--- What is needed ---
Copy each line below exactly and leave the pictures out.
== Data for this exercise
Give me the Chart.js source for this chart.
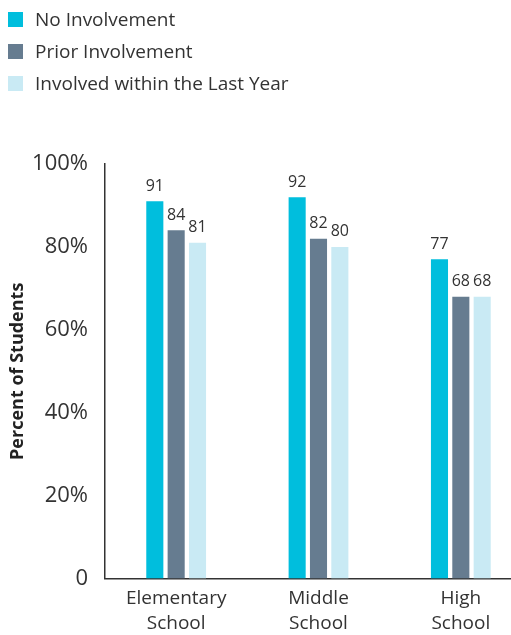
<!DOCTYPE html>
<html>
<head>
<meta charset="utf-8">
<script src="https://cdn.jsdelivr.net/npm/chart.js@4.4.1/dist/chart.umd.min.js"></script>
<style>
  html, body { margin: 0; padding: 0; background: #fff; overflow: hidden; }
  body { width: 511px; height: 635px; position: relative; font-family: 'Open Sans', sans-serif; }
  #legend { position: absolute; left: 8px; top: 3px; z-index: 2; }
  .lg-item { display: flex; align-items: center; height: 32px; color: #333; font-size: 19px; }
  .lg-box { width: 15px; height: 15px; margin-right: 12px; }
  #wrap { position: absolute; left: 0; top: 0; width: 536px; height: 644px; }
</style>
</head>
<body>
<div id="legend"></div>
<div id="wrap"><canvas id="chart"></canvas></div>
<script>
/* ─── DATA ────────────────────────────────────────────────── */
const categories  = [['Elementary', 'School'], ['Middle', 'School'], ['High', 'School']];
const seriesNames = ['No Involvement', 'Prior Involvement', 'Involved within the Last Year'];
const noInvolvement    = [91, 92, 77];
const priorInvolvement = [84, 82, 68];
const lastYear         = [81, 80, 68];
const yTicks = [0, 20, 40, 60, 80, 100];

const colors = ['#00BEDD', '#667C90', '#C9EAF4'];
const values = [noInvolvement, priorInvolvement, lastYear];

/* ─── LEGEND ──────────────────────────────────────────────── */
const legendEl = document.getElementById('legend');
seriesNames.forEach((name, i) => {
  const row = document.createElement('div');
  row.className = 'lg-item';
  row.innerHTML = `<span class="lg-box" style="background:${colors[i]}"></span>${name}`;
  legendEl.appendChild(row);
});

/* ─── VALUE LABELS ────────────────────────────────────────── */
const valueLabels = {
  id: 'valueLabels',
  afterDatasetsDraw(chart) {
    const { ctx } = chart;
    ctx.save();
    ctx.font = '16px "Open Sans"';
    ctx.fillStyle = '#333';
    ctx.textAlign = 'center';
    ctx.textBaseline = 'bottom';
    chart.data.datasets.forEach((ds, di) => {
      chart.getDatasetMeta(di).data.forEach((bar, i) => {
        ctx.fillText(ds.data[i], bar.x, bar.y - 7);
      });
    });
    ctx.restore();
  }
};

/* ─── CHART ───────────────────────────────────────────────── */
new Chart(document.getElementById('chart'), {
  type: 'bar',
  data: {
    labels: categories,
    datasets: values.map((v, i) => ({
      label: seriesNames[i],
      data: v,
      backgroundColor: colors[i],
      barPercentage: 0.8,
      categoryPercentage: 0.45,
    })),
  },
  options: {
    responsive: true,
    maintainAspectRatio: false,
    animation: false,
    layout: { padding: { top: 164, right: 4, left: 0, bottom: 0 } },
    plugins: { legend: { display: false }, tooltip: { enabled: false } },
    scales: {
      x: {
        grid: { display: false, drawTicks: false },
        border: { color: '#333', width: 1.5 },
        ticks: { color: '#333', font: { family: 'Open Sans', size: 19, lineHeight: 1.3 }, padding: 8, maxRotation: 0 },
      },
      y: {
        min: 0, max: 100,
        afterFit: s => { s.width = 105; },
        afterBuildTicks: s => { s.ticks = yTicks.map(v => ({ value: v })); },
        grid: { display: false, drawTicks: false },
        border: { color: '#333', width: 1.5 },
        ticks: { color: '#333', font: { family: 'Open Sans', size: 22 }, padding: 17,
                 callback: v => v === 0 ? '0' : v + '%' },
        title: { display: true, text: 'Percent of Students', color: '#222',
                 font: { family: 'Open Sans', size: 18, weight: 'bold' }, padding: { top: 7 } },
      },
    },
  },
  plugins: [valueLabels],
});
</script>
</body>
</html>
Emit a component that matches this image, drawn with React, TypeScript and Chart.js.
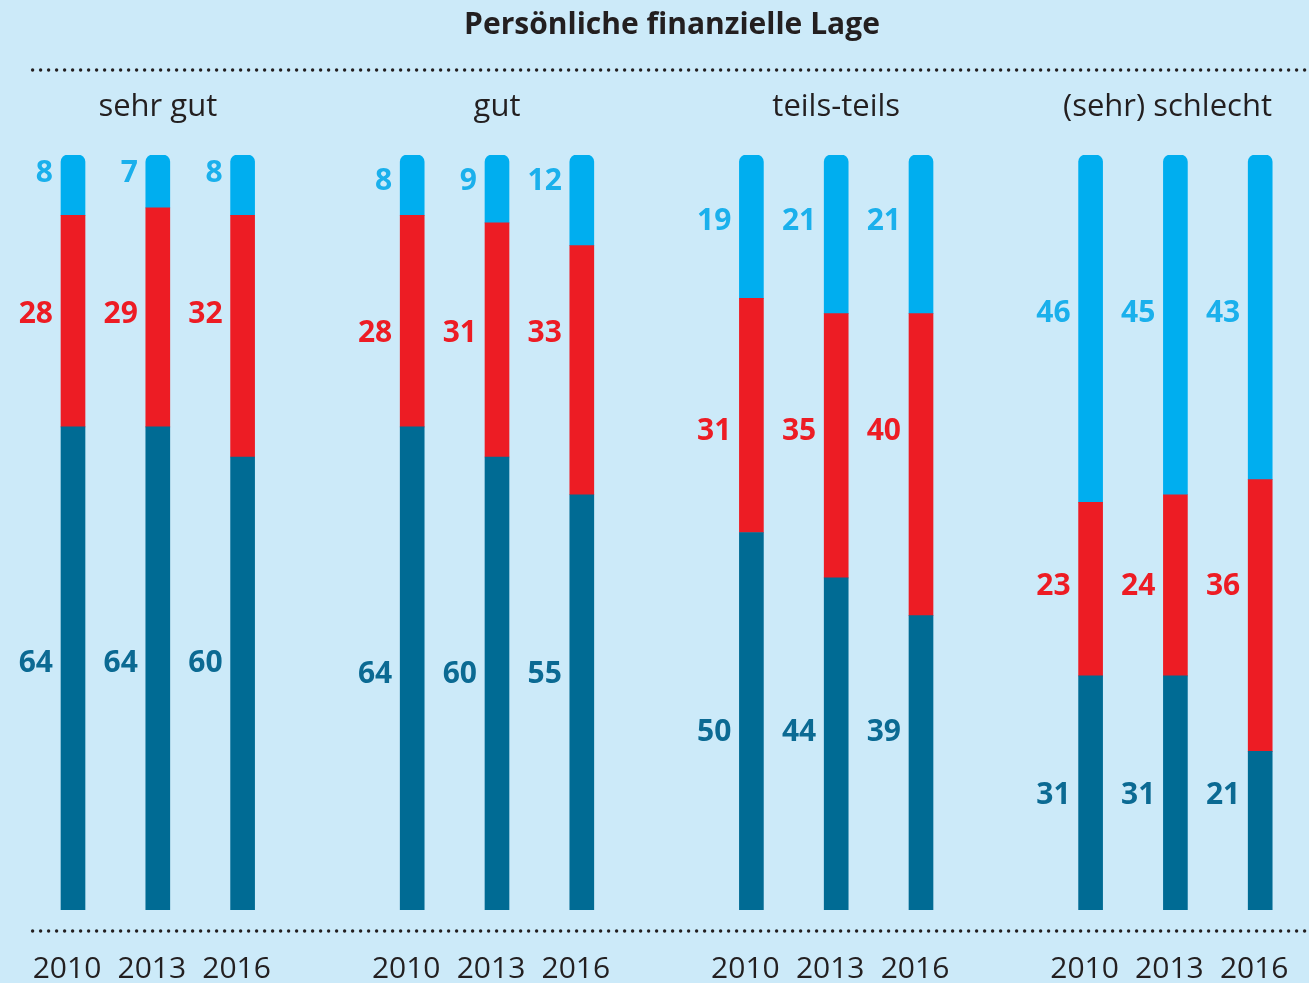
====
--- Written response ---
Give me the Chart.js source for this chart.
<!DOCTYPE html>
<html>
<head>
<meta charset="utf-8">
<script src="https://cdn.jsdelivr.net/npm/chart.js@4.4.1/dist/chart.umd.min.js"></script>
<style>
  html, body { margin: 0; padding: 0; background: #fff; overflow: hidden; }
  body { width: 511px; height: 635px; position: relative; font-family: 'Open Sans', sans-serif; }
  #legend { position: absolute; left: 8px; top: 3px; z-index: 2; }
  .lg-item { display: flex; align-items: center; height: 32px; color: #333; font-size: 19px; }
  .lg-box { width: 15px; height: 15px; margin-right: 12px; }
  #wrap { position: absolute; left: 0; top: 0; width: 536px; height: 644px; }
</style>
</head>
<body>
<div id="legend"></div>
<div id="wrap"><canvas id="chart"></canvas></div>
<script>
/* ─── DATA ────────────────────────────────────────────────── */
const categories  = [['Elementary', 'School'], ['Middle', 'School'], ['High', 'School']];
const seriesNames = ['No Involvement', 'Prior Involvement', 'Involved within the Last Year'];
const noInvolvement    = [91, 92, 77];
const priorInvolvement = [84, 82, 68];
const lastYear         = [81, 80, 68];
const yTicks = [0, 20, 40, 60, 80, 100];

const colors = ['#00BEDD', '#667C90', '#C9EAF4'];
const values = [noInvolvement, priorInvolvement, lastYear];

/* ─── LEGEND ──────────────────────────────────────────────── */
const legendEl = document.getElementById('legend');
seriesNames.forEach((name, i) => {
  const row = document.createElement('div');
  row.className = 'lg-item';
  row.innerHTML = `<span class="lg-box" style="background:${colors[i]}"></span>${name}`;
  legendEl.appendChild(row);
});

/* ─── VALUE LABELS ────────────────────────────────────────── */
const valueLabels = {
  id: 'valueLabels',
  afterDatasetsDraw(chart) {
    const { ctx } = chart;
    ctx.save();
    ctx.font = '16px "Open Sans"';
    ctx.fillStyle = '#333';
    ctx.textAlign = 'center';
    ctx.textBaseline = 'bottom';
    chart.data.datasets.forEach((ds, di) => {
      chart.getDatasetMeta(di).data.forEach((bar, i) => {
        ctx.fillText(ds.data[i], bar.x, bar.y - 7);
      });
    });
    ctx.restore();
  }
};

/* ─── CHART ───────────────────────────────────────────────── */
new Chart(document.getElementById('chart'), {
  type: 'bar',
  data: {
    labels: categories,
    datasets: values.map((v, i) => ({
      label: seriesNames[i],
      data: v,
      backgroundColor: colors[i],
      barPercentage: 0.8,
      categoryPercentage: 0.45,
    })),
  },
  options: {
    responsive: true,
    maintainAspectRatio: false,
    animation: false,
    layout: { padding: { top: 164, right: 4, left: 0, bottom: 0 } },
    plugins: { legend: { display: false }, tooltip: { enabled: false } },
    scales: {
      x: {
        grid: { display: false, drawTicks: false },
        border: { color: '#333', width: 1.5 },
        ticks: { color: '#333', font: { family: 'Open Sans', size: 19, lineHeight: 1.3 }, padding: 8, maxRotation: 0 },
      },
      y: {
        min: 0, max: 100,
        afterFit: s => { s.width = 105; },
        afterBuildTicks: s => { s.ticks = yTicks.map(v => ({ value: v })); },
        grid: { display: false, drawTicks: false },
        border: { color: '#333', width: 1.5 },
        ticks: { color: '#333', font: { family: 'Open Sans', size: 22 }, padding: 17,
                 callback: v => v === 0 ? '0' : v + '%' },
        title: { display: true, text: 'Percent of Students', color: '#222',
                 font: { family: 'Open Sans', size: 18, weight: 'bold' }, padding: { top: 7 } },
      },
    },
  },
  plugins: [valueLabels],
});
</script>
</body>
</html>
Emit a component that matches this image, drawn with React, TypeScript and Chart.js.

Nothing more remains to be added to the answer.